Nabokov is too caught up in the playoff race to let age take center stage.
"Talking as a goalie, maybe it's easier than being a player at 37," he said. "But I think if you take care of your body and you try to stay in shape and you enjoy it."
Nabokov could be the key player down the stretch as the Islanders chase the playoffs. He's started 33 games, fourth among NHL goalies. That number might have been reduced if Rick DiPietro had been more effective before being demoted.
Young backup Kevin Poulin isn't likely to see much action until the team clinches a playoff berth -- or is eliminated.
If Nabokov wants or needs more rest, he isn't saying. "Nothing different from previous years. You just stay disciplined with yourself," he said. He's allowed a total of four goals in his last three starts.
"He's played well," Jack Capuano said. "He's carried the load for us here for the most part. He's an experienced guy who's played a lot of hockey. He's been in this situation before."
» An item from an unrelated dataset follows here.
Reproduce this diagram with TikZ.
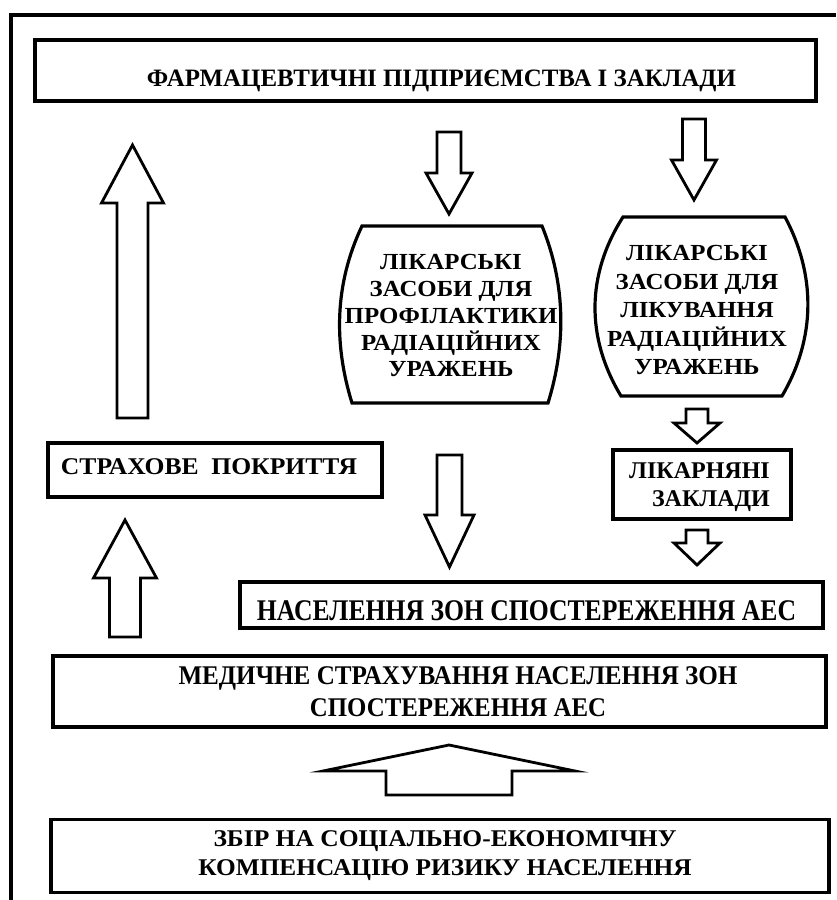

Mark Streit added: "His play on the ice speaks for itself. He makes the key saves. He talks a lot on the ice and in the locker room as well. You can't replace guys like that. He's been in the league forever, was in the playoffs, did it all."
It's interesting that Nabokov has a pivotal role when it seemed he might not be here at all. The Islanders claimed him in 2011, only to have Nabokov refuse to report. "I said right from the beginning, the reason I didn't come here is not because I didn't want to play here," he said with a sigh. "It was that I wasn't ready to play for this team at that particular moment . . . The guys were almost already out of the playoffs at that time, so for me, it doesn't make sense."
Now he's firmly entrenched, though a new contract still must be negotiated. Despite his age, he fits into the Islanders' plans for the future.
"I don't know," he said about what might lie ahead. "One thing I learned through my career is only think about stuff I can control. As of right now, just going with having fun. We'll see."